Memórias

 

            Henri Bergson distingue dois tipos de memória: memória-hábito e a memória-recordação. A primeira, constituída pelo processo de socialização, representa formas de manifestação do passado no presente. A segunda é a verdadeira memória, revive o passado, sob a forma de imagens, abstraindo-se do presente. O passado é conservado por inteiro, sendo evocado sob a forma de lembranças ou sobrevivendo de forma inconsciente.

            Quando tiramos uma foto é aquele momento que desejamos preservar: reunião de família, celebração de uma conquista, comemoração do aniversário de alguém. Ninguém tem foto da surra que levou com espada de São Jorge, mas se lembra dela (“eu apanhei, nem por isso me revoltei contra os meus pais”- memória-hábito). A lembrança da surra não é agradável (você se lembra dos vergões - memória-recordação).
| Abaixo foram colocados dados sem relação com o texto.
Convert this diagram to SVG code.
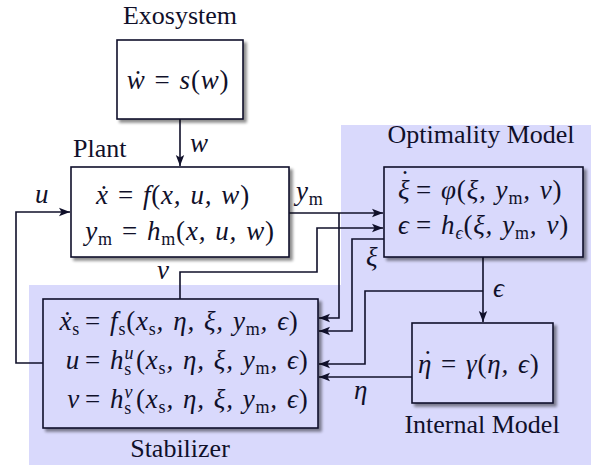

            Ao reconstituírem suas histórias, as mulheres que sofreram algum tipo de violência empreendem uma viagem de volta a sua memória, retirando da experiência vivida relatos permeados de emoção, nostalgia etc. A mulher transgride a engrenagem que levou ao esquecimento e à perda da arte de contar histórias. Trata-se de revisitar o passado e reconstruí-lo com o olhar do presente. Não é a voz do passado emergindo, mas a do presente, que recodifica vivências pretéritas com lentes atuais.

            Ao aceitar relatar sua história, a mulher consente em romper o isolamento e imergir em um processo de reflexão sobre o passado e o presente, contribui para dar visibilidade dos contornos da violência e ajuda a reescrever a crônica da família, não daquele idealizada e sacralizada, mas das famílias reais, lugares de afeto/ódio, solidariedade/violência. Cada memória individual é um ponto de vista sobre a memória coletiva. (Saffioti, Violência de Gênero – Poder e Impotência)

            Falar sobre o passado faz parte do processo de cura. E você tem se curado?